Sometimes Maio seems to ignore his loose definition of the dramatic. For instance, the poems included from Anthony Hecht fit quite closely the definition of an “objective” dramatic monologue, but these particular poems are far from Hecht’s best. Perhaps Maio chose them only because they more closely approximate drama than does, say, the truncated and devastating narrative of Hecht’s “More Light! More Light!” Something similar might be said of the selections from Charles Martin and Gwynn, which follow Browning well enough but do not seem these poets’ best poems.
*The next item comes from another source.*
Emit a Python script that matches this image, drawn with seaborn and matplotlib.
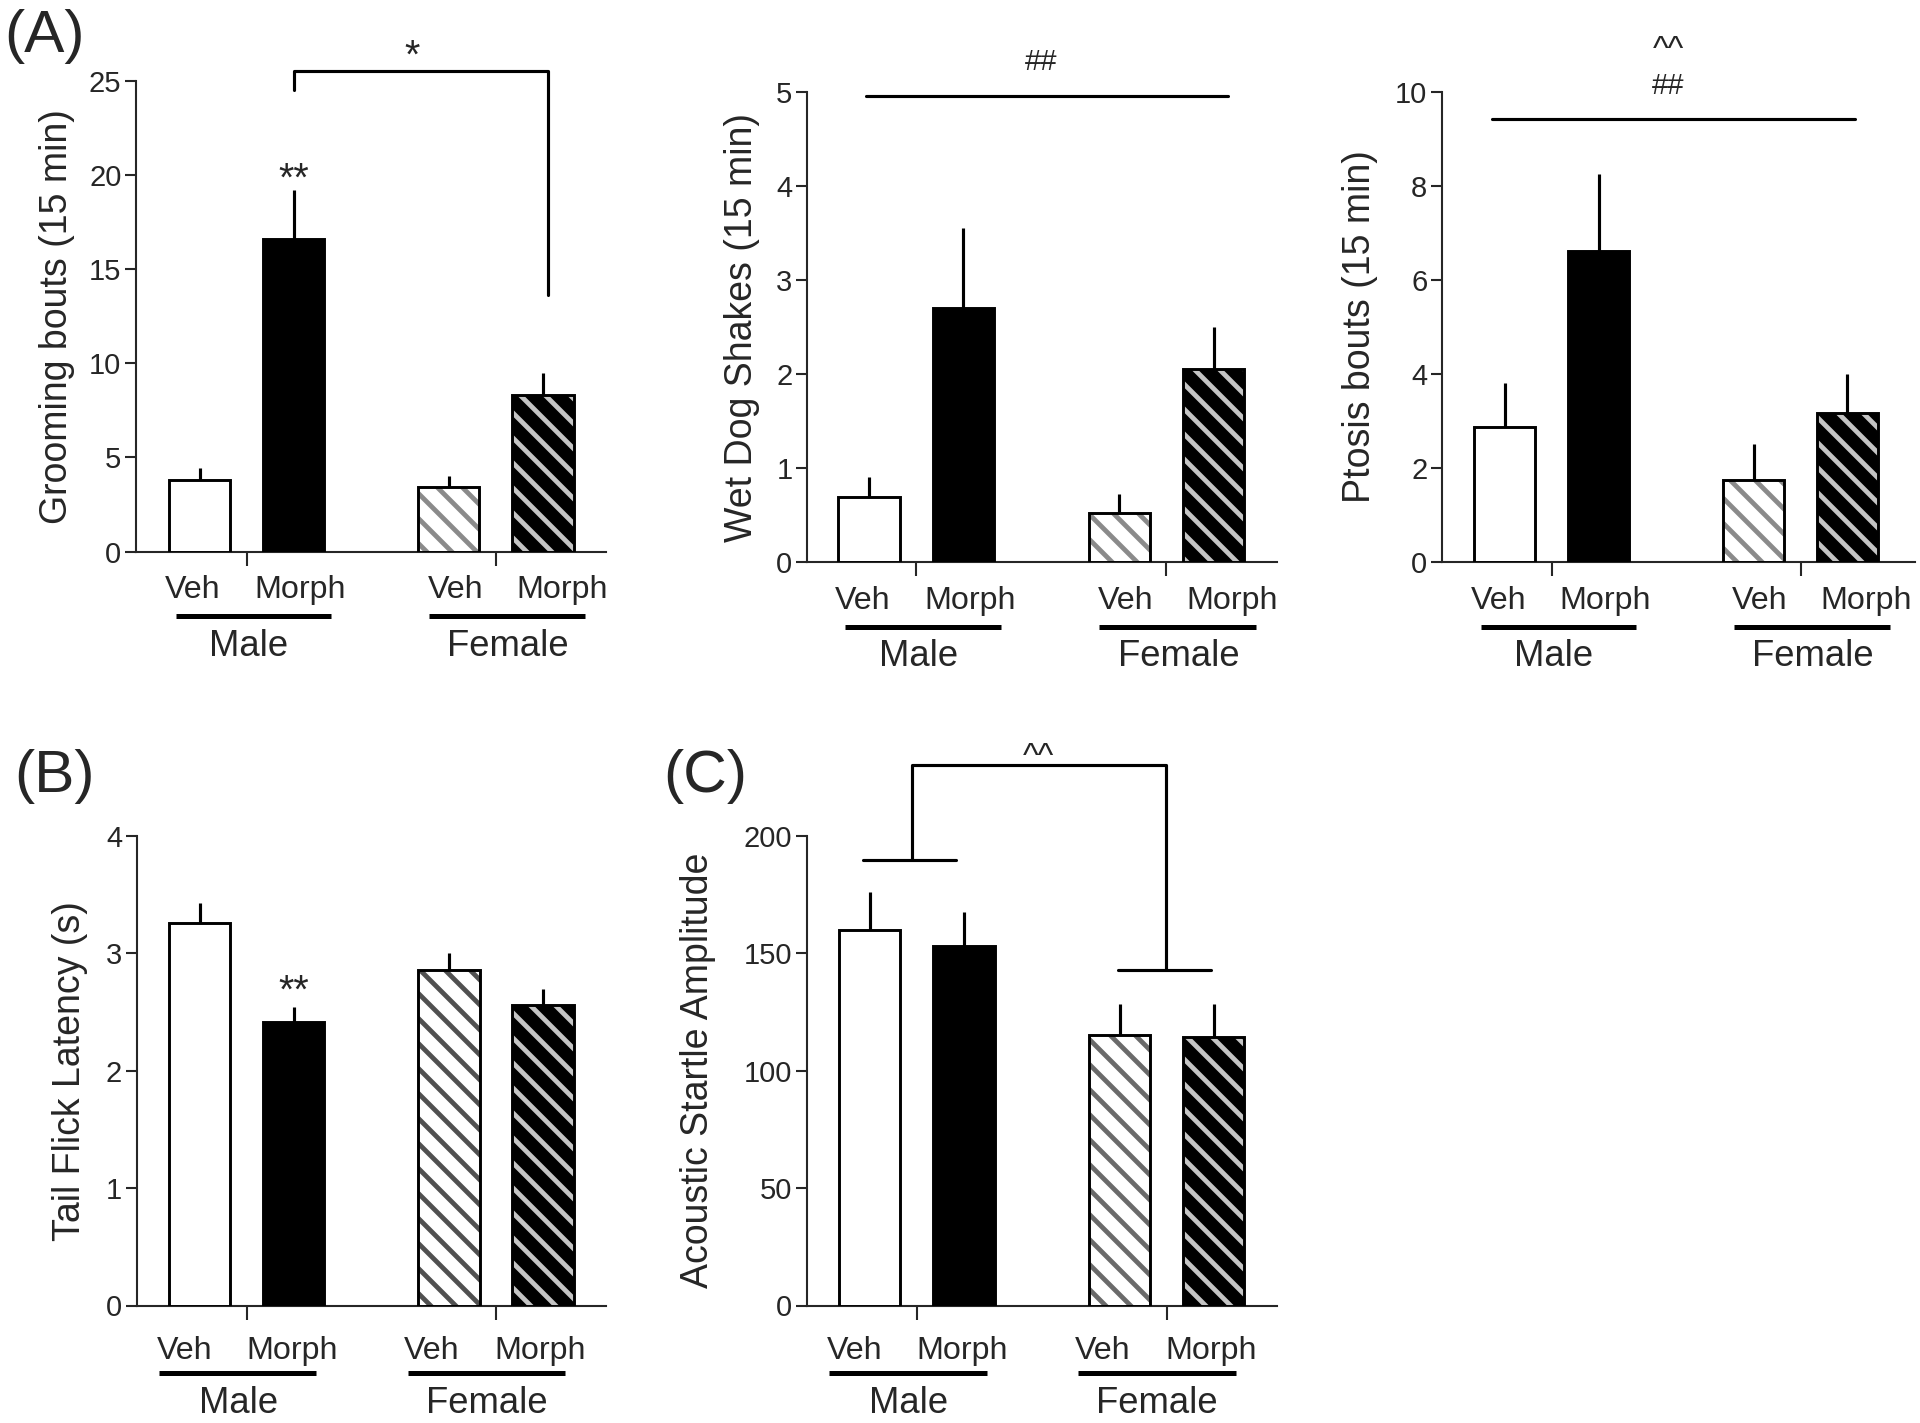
import numpy as np
import pandas as pd
import matplotlib
matplotlib.use("Agg")
import matplotlib.pyplot as plt
import seaborn as sns
from matplotlib.colors import to_rgba
from matplotlib.transforms import offset_copy

sns.set_style("ticks")
plt.rcParams["font.family"] = ["Liberation Sans", "DejaVu Sans"]
plt.rcParams["hatch.linewidth"] = 2.3

# ---------------- data ----------------
sexes = ["Male", "Female"]
treatments = ["Veh", "Morph"]

grooming_mean = [3.80, 16.6, 3.43, 8.30]
grooming_sem = [0.62, 2.60, 0.60, 1.19]

wds_mean = [0.69, 2.70, 0.52, 2.05]
wds_sem = [0.215, 0.85, 0.20, 0.45]

ptosis_mean = [2.88, 6.62, 1.74, 3.18]
ptosis_sem = [0.92, 1.63, 0.78, 0.82]

tailflick_mean = [3.26, 2.41, 2.86, 2.56]
tailflick_sem = [0.17, 0.13, 0.14, 0.135]

startle_mean = [159.9, 152.9, 115.3, 114.5]
startle_sem = [16.0, 14.7, 12.9, 13.7]

grooming_ticks = [0, 5, 10, 15, 20, 25]
wds_ticks = [0, 1, 2, 3, 4, 5]
ptosis_ticks = [0, 2, 4, 6, 8, 10]
tailflick_ticks = [0, 1, 2, 3, 4]
startle_ticks = [0, 50, 100, 150, 200]

# ---------------- layout ----------------
W, H = 1920, 1423
DPI = 150
fig = plt.figure(figsize=(W / DPI, H / DPI), dpi=DPI)

GROUP_GAP = 2.65
BAR_W = 0.65
HATCH = "\\\\"
HATCH_LW = 2.3


def fbox(l, t, r, b):
    return [l / W, 1 - b / H, (r - l) / W, (b - t) / H]


def draw_panel(ax, means, sems, ylabel, yticks, xlim, female_veh_hatch,
               lab_x, line_x, grp_x, offs, ylab_x):
    pos = [gi * GROUP_GAP + ti for gi in range(len(sexes)) for ti in range(len(treatments))]
    cond = [f"{s} {t}" for s in sexes for t in treatments]
    df = pd.DataFrame({"pos": pos, "val": means, "cond": cond})
    sns.barplot(data=df, x="pos", y="val", native_scale=True, width=BAR_W,
                errorbar=None, color="white", edgecolor="black", linewidth=1.4,
                ax=ax, zorder=3)
    patches = sorted(ax.patches, key=lambda p: p.get_x())
    styles = [("white", None), ("black", None),
              ("white", female_veh_hatch), ("black", "#c4c4c4")]
    for p, (fc, hc) in zip(patches, styles):
        p.set_facecolor(fc)
        p.set_edgecolor("black")
        if hc:
            p.set_hatch(HATCH)
            p._hatch_color = to_rgba(hc)
            if hasattr(p, "_hatch_linewidth"):
                p._hatch_linewidth = HATCH_LW
    ax.errorbar(pos, means, yerr=[np.zeros(len(sems)), sems], fmt="none",
                ecolor="black", elinewidth=1.5, capsize=0, zorder=2)

    sns.despine(ax=ax)
    for s in ("left", "bottom"):
        ax.spines[s].set_linewidth(1.0)
    ax.set_xlim(*xlim)
    ax.set_ylim(yticks[0], yticks[-1])
    ax.set_yticks(yticks)
    ax.set_xticks([0.5, GROUP_GAP + 0.5])
    ax.set_xticklabels([])
    ax.tick_params(axis="x", length=6.5, width=1.0, direction="out")
    ax.tick_params(axis="y", length=5.5, width=1.0, pad=1.5, labelsize=14)
    ax.set_xlabel("")
    ax.set_ylabel(ylabel, fontsize=18)
    ax.yaxis.set_label_coords(ylab_x, 0.5)

    trans = ax.get_xaxis_transform()
    t_lab = offset_copy(trans, fig=fig, y=-offs[0], units="points")
    t_line = offset_copy(trans, fig=fig, y=-offs[1], units="points")
    t_grp = offset_copy(trans, fig=fig, y=-offs[2], units="points")
    labels = [t for _ in sexes for t in treatments]
    for x, lab in zip(lab_x, labels):
        ax.text(x, 0, lab, transform=t_lab, ha="center", va="baseline", fontsize=15.5)
    for (x0, x1), g, gx in zip(line_x, sexes, grp_x):
        ax.plot([x0, x1], [0, 0], transform=t_line, color="black", lw=2.4,
                clip_on=False, solid_capstyle="butt")
        ax.text(gx, 0, g, transform=t_grp, ha="center", va="baseline", fontsize=17.5)


A_lab = [-0.07, 1.07, 2.72, 3.85]
A_line = [(-0.25, 1.40), (2.44, 4.10)]
A_grp = [0.52, 3.28]
A_offs = (22.5, 31.0, 50.0)
B_lab = [-0.16, 0.98, 2.47, 3.62]
B_line = [(-0.43, 1.24), (2.21, 3.88)]
B_grp = [0.41, 3.05]
B_offs = (25.6, 32.5, 51.4)

axA1 = fig.add_axes(fbox(136, 81, 606, 551.6))
draw_panel(axA1, grooming_mean, grooming_sem, "Grooming bouts (15 min)", grooming_ticks,
           (-0.675, 4.32), "#8a8a8a", A_lab, A_line, A_grp, A_offs, -0.129)
axA1.plot([1.0, 1.0, 3.70, 3.70], [24.54, 25.55, 25.55, 13.64], color="black", lw=1.5, clip_on=False)
axA1.text(2.26, 25.7, "*", ha="center", va="baseline", fontsize=19)
axA1.text(1.0, 19.17, "**", ha="center", va="baseline", fontsize=19)

axA2 = fig.add_axes(fbox(807, 92, 1277, 562))
draw_panel(axA2, wds_mean, wds_sem, "Wet Dog Shakes (15 min)", wds_ticks,
           (-0.656, 4.32), "#8a8a8a", A_lab, A_line, A_grp, A_offs, -0.099)
axA2.plot([-0.03, 3.80], [4.954, 4.954], color="black", lw=1.5, clip_on=False)
axA2.text(1.82, 5.23, "##", ha="center", va="baseline", fontsize=14)

axA3 = fig.add_axes(fbox(1442, 92, 1915, 562))
draw_panel(axA3, ptosis_mean, ptosis_sem, "Ptosis bouts (15 min)", ptosis_ticks,
           (-0.67, 4.37), "#8a8a8a", A_lab, A_line, A_grp, A_offs, -0.135)
axA3.plot([-0.14, 3.73], [9.42, 9.42], color="black", lw=1.5, clip_on=False)
axA3.text(1.74, 9.95, "##", ha="center", va="baseline", fontsize=14)
axA3.text(1.74, 10.71, "^^", ha="center", va="baseline", fontsize=16)

axB = fig.add_axes(fbox(136.7, 835.7, 606, 1305.5))
draw_panel(axB, tailflick_mean, tailflick_sem, "Tail Flick Latency (s)", tailflick_ticks,
           (-0.67, 4.32), "#505050", B_lab, B_line, B_grp, B_offs, -0.104)
axB.text(1.0, 2.58, "**", ha="center", va="baseline", fontsize=19)

axC = fig.add_axes(fbox(806.5, 835.7, 1277, 1305.5))
draw_panel(axC, startle_mean, startle_sem, "Acoustic Startle Amplitude", startle_ticks,
           (-0.67, 4.32), "#6a6a6a", B_lab, B_line, B_grp, B_offs, -0.193)
axC.plot([-0.07, 0.92], [189.5, 189.5], color="black", lw=1.5, clip_on=False)
axC.plot([2.63, 3.62], [142.7, 142.7], color="black", lw=1.5, clip_on=False)
axC.plot([0.45, 0.45, 3.14, 3.14], [189.5, 230.2, 230.2, 142.7], color="black", lw=1.5, clip_on=False)
axC.text(1.79, 229.5, "^^", ha="center", va="baseline", fontsize=16)

fig.text(45 / W, 1 - 37 / H, "(A)", ha="center", va="center", fontsize=29)
fig.text(55 / W, 1 - 776 / H, "(B)", ha="center", va="center", fontsize=29)
fig.text(705 / W, 1 - 777 / H, "(C)", ha="center", va="center", fontsize=29)

fig.savefig("out.png", dpi=DPI)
Perhaps inevitably, Maio has to be quite free in his definition of formal verse. As I noted, he excludes writers whose work constitutes mere lineated prose and cannot rightly be said to be verse (which means, after all, measured—not simply cadenced or intense—speech). But the poems of Jim Barnes included here, full as they are of narrative qualities, are at best loosely formal. One could say the same of several other poets in the anthology, and their inclusion may have unintended consequences. Maio believes, as I do, that verse matters: Meter and rhyme are not inhibitions to clear and compelling expression but integral to it. Metrical feet are not stiff boundaries to be approximated and violated but a flexible and adaptable medium that, when well modulated, should be audible to the reader, should help give the spoken rhythm its distinctive form, and need not be violated. I wonder if the amateur reader would find the inconsistent capacities for the craft of verse qua verse evident in this anthology a cause of confusion rather than compulsion. Such a hypothetical reader would do well to begin perusing this title with the exact blank verse of Catharine Savage Brosman and David Middleton, or the intricate, colloquial, and precise rhymed stanzas of A. M. Juster and Timothy Steele.
Will renaming the short poem as a “dramatic monologue” result in a growth of the minuscule audience that presently exists for contemporary poetry? Probably not, but Maio’s effort is sound nonetheless. Our literary culture needs to be reminded that some poets still know how to write, still know how to compose verse, and still know how to evoke a compelling character and join lyric meditation with the pleasures of plot. Like Dr. Johnson in Krisak’s skillful translation, Maio has responded to the historical determinism and pessimism, so tempting to the literate in an illiterate age, with a confession of faith in the freedom and grace of providence and the poetic voice:
No, God the King—our
greatest king—commands
In everything that stirs each part
Of man with storm. No human chart
Alone can tame those seas; the will
Of God shall have them
surge when He demands.
And as He calms them by
His loving hands,
The tempest of the soul lies still. ♦
James Matthew Wilson is an assistant professor in the Department of Humanities and Augustinian Traditions at Villanova University and contributes reviews, poems, and essays to the Intercollegiate Review, Contemporary Poetry Review, and Pleiades, among many other publications.
1 Dana Gioia, Can Poetry Matter?: Essay on Poetry and American Culture (Saint Paul, MN: Graywolf Press, 1992), 15.